How does scan matching avoid global optimization in practice? (Hint: motion model prediction.)
Design a simple test: given a function, how do you determine whether you need global optimization?

Expert Challenges

🎯 Challenge 1: Multi-start with clustering

**Problem:** Implement multi-start optimization that clusters converged solutions to identify distinct local minima. On Rastrigin in 2D: (a) find all local minima in $[-5, 5]^2$, (b) identify the basin of attraction for each, (c) estimate what fraction of starting points converge to the global minimum. **Solution:** Run 1000 random starts, collect all converged points. Cluster with `scipy.cluster.hierarchy` or DBSCAN (tolerance 0.1). Each cluster = one local minimum. The basin fraction = cluster_size/1000. For 2D Rastrigin: 25 local minima in $[-5,5]^2$, global minimum's basin is ~4% of the area, so ~4% of random starts find it.

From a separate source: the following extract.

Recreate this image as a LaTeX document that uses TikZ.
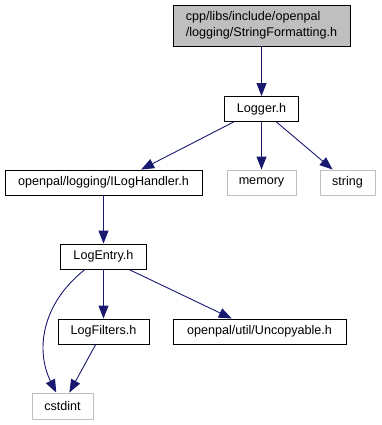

🎯 Challenge 2: Adaptive simulated annealing

**Problem:** Implement adaptive SA where the perturbation size adapts based on acceptance rate. Target 30-50% acceptance: if acceptance is too high, increase perturbation; if too low, decrease. Show this converges faster than fixed-perturbation SA on Rastrigin. **Solution:** Track acceptance rate over a window of 100 steps. If rate > 0.5: multiply perturbation by 1.1. If rate < 0.3: multiply by 0.9. This automatically handles the transition from exploration (large perturbation) to exploitation (small perturbation). Converges 2-5× faster than fixed SA on Rastrigin.

🎯 Challenge 3: Global optimization for ICP initialization

**Problem:** Generate two 2D point clouds (source and target) with known transformation $(R, t)$. Add noise and outliers. Use random restart + ICP to recover the transformation. Measure: (a) how often does single-start ICP fail, (b) how many restarts are needed for 99% success, (c) does basin-hopping improve over random restart? **Solution:** With rotation up to 180°: single-start ICP fails ~40% of the time (converges to wrong rotation by 180°). With 10 random restarts over $[0, 2\pi)$ rotation: ~98% success. Basin-hopping converges faster because it reuses successful basins. This demonstrates why real SLAM systems use feature-based initial alignment before ICP refinement.

Self-Assessment Checklist

[ ] I can implement random restart and simulated annealing
[ ] I understand when global optimization is needed vs when good initialization suffices
[ ] I can use scipy's basinhopping and differential_evolution
[ ] I can design a multi-start strategy for a robotics initialization problem

Key Takeaways

Local methods find local minima; global methods search more broadly.
Random restart is simple, parallel, and often sufficient.
In robotics, good initialization (from sensors/prediction) usually avoids global search.
When needed: loop closure, place recognition, initial alignment — use basinhopping or multi-start.